Sharing resource revenues with Canada's northern territories was a central issue in federal Liberal Leader Michael Ignatieff's tour of Yellowknife, which continued Tuesday.

Ignatieff said the link between resource development and aboriginal land claims was the focus of his morning meetings with aboriginal leaders.

"We've heard from them also that it's going to be very difficult to get resource development unless we get some of these jurisdictional tangles untangled, until we get respect for land claims, implementation of land claims," Ignatieff told reporters in the Northwest Territories capital.

"What we hear very clearly form the chiefs that I talked to is they want development to come to the North, provided it benefits their people and provided it benefits all northerners."

Ignatieff said a Liberal government's priority for the North would be on economic development and resource-revenue sharing, whereas the Conservative government has been focused on Arctic sovereignty.

Federal territorial talks

Newly-minted Liberal candidate Joe Handley said the Conservative government had little interest in resource revenue sharing when he was in territorial politics.
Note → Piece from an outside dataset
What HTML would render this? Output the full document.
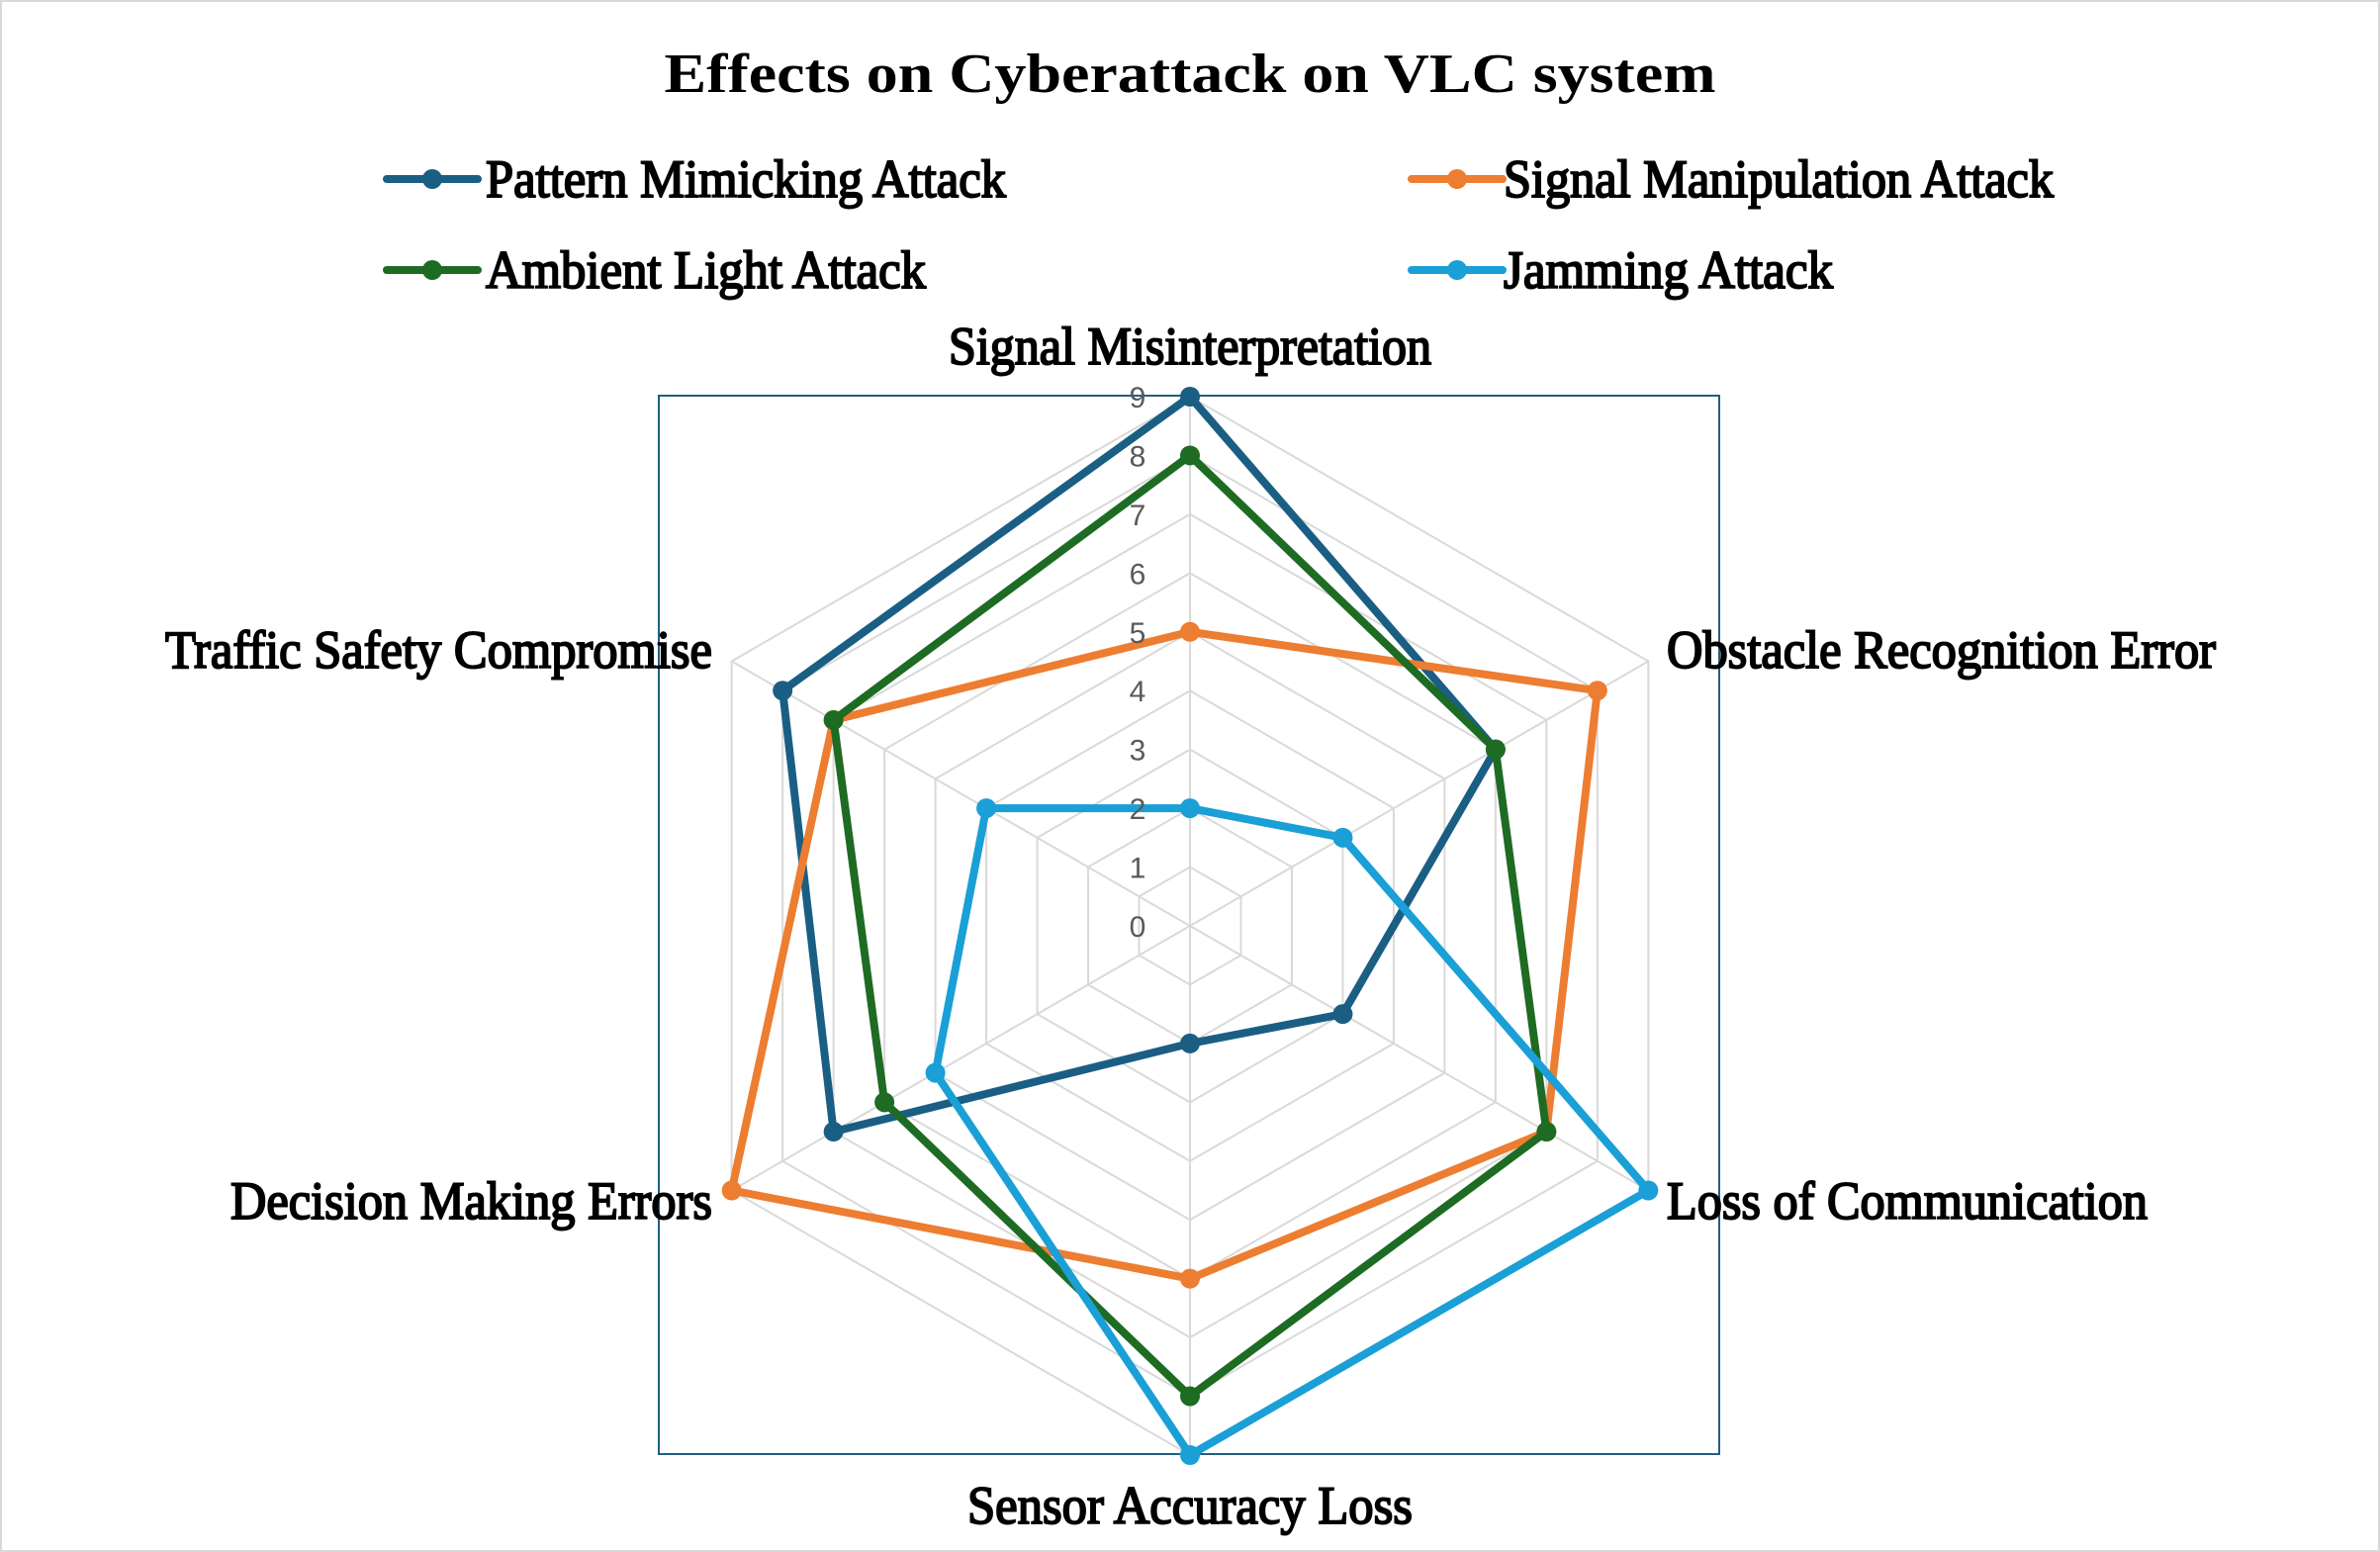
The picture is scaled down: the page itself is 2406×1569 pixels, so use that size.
<!DOCTYPE html>
<html><head><meta charset="utf-8"><style>
html,body{margin:0;padding:0;background:#fff}
svg{display:block}
text{font-family:"Liberation Serif",serif;fill:#000}
</style></head><body>
<svg id="chart" width="2406" height="1569" viewBox="0 0 2406 1569" xmlns="http://www.w3.org/2000/svg">
<rect x="1" y="1" width="2404" height="1567" fill="#fff" stroke="#d9d9d9" stroke-width="2"/>
<text x="1203" y="93" text-anchor="middle" font-size="56" font-weight="bold" textLength="1063" lengthAdjust="spacingAndGlyphs">Effects on Cyberattack on VLC system</text>
<rect x="666" y="400" width="1072" height="1070" fill="none" stroke="#1f5f82" stroke-width="2"/>
<g id="grid"></g><g id="series"></g><g id="labels"></g><g id="legend"></g>
</svg>
<script>
const categories = ["Signal Misinterpretation","Obstacle Recognition Error","Loss of Communication","Sensor Accuracy Loss","Decision Making Errors","Traffic Safety Compromise"];
const seriesNames = ["Pattern Mimicking Attack","Signal Manipulation Attack","Ambient Light Attack","Jamming Attack"];
const patternValues = [9,6,3,2,7,8];
const manipulationValues = [5,8,7,6,9,7];
const ambientValues = [8,6,7,8,6,7];
const jammingValues = [2,3,9,9,5,4];
const tickLabels = [0,1,2,3,4,5,6,7,8,9];
const seriesColors = ["#1b5e84","#ed7d31","#1e6b24","#1a9fd6"];
const allValues = [patternValues, manipulationValues, ambientValues, jammingValues];

const NS = "http://www.w3.org/2000/svg";
const cx = 1203, cy = 936, R = 535, maxV = 9;
function rScale(v){ return v / maxV * R; }
function pt(i, v){ const a = -Math.PI/2 + i*2*Math.PI/categories.length; return [cx + rScale(v)*Math.cos(a), cy + rScale(v)*Math.sin(a)]; }
function mk(tag, attrs, parent){ const e=document.createElementNS(NS,tag); for(const k in attrs) e.setAttribute(k,attrs[k]); parent.appendChild(e); return e; }

const grid = document.getElementById('grid');
tickLabels.forEach(t => {
  if (t === 0) return;
  const pts = categories.map((c,i)=>pt(i,t).join(',')).join(' ');
  const g = mk('polygon',{points:pts,fill:'none',stroke:'#d9d9d9','stroke-width':2},grid);
  
  
});
categories.forEach((c,i)=>{
  const p = pt(i,maxV);
  const l = mk('line',{x1:cx,y1:cy,x2:p[0],y2:p[1],stroke:'#d9d9d9','stroke-width':2},grid);
  
  
});

const series = document.getElementById('series');
allValues.forEach((vals, s) => {
  const g = mk('g',{},series);
  
  
  const pts = vals.map((v,i)=>pt(i,v).join(',')).join(' ');
  const poly = mk('polygon',{points:pts,fill:'none',stroke:seriesColors[s],'stroke-width':8,'stroke-linejoin':'round'},g);
  
  
  vals.forEach((v,i)=>{
    const p = pt(i,v);
    const m = mk('circle',{cx:p[0],cy:p[1],r:10,fill:seriesColors[s]},g);
    
    
  });
});

const labels = document.getElementById('labels');
tickLabels.forEach(t=>{
  const y = cy - rScale(t);
  const e = mk('text',{x:1150,y:y+11,'text-anchor':'middle','font-size':30,style:'font-family:"Liberation Sans",sans-serif;fill:#595959'},labels);
  e.textContent = t;
  
  
});
const catPos = [[1203,368,'middle',488],[1685,675,'start',555],[1685,1232,'start',486],[1203,1540,'middle',450],[720,1232,'end',487],[720,675,'end',553]];
categories.forEach((c,i)=>{
  const [x,y,anch,w] = catPos[i];
  const e = mk('text',{x:x,y:y,'text-anchor':anch,'font-size':54,stroke:'#000','stroke-width':2,textLength:w,lengthAdjust:'spacingAndGlyphs'},labels);
  e.textContent = c;
  
  
});

const legend = document.getElementById('legend');
const legPos = [[391,181,526],[1427,181,556],[391,273,445],[1427,273,333]];
seriesNames.forEach((n,s)=>{
  const [x,y,w] = legPos[s];
  const g = mk('g',{},legend);
  
  
  mk('line',{x1:x,y1:y,x2:x+92,y2:y,stroke:seriesColors[s],'stroke-width':8,'stroke-linecap':'round'},g);
  mk('circle',{cx:x+46,cy:y,r:10,fill:seriesColors[s]},g);
  const tx = s % 2 === 1 ? x + 93 : x + 100;
  const t = mk('text',{x:tx,y:y+18,'font-size':54,stroke:'#000','stroke-width':2,textLength:w,lengthAdjust:'spacingAndGlyphs'},g);
  t.textContent = n;
  
  
});
</script>
</body></html>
Handley was a central figure in federal territorial negotiations from 1999 to 2007, when he served as N.W.T.'s finance minister and premier.

Those negotiations came to a halt when Stephen Harper's Conservatives formed a minority government in 2006, Handley said.

"I had letters on my desk, as premier, from Prime Minister Harper promising things, saying, 'I will do it.' And there hasn't been a thing [that] happened," he said.

"I tell you, that's been going on and on and on, and I'm just fed up with the promises and nothing being delivered."

Ignatieff's official visit to Yellowknife, which began Monday, wraps up on Tuesday. He said he plans to spend the next two days vacationing in the North.

Although a federal election has not been called at this time, some have said Ignatieff's visit, much like Harper's pan-northern trip last week, looks like pre-election campaigning.

Political pundits speculate that an election could happen this fall.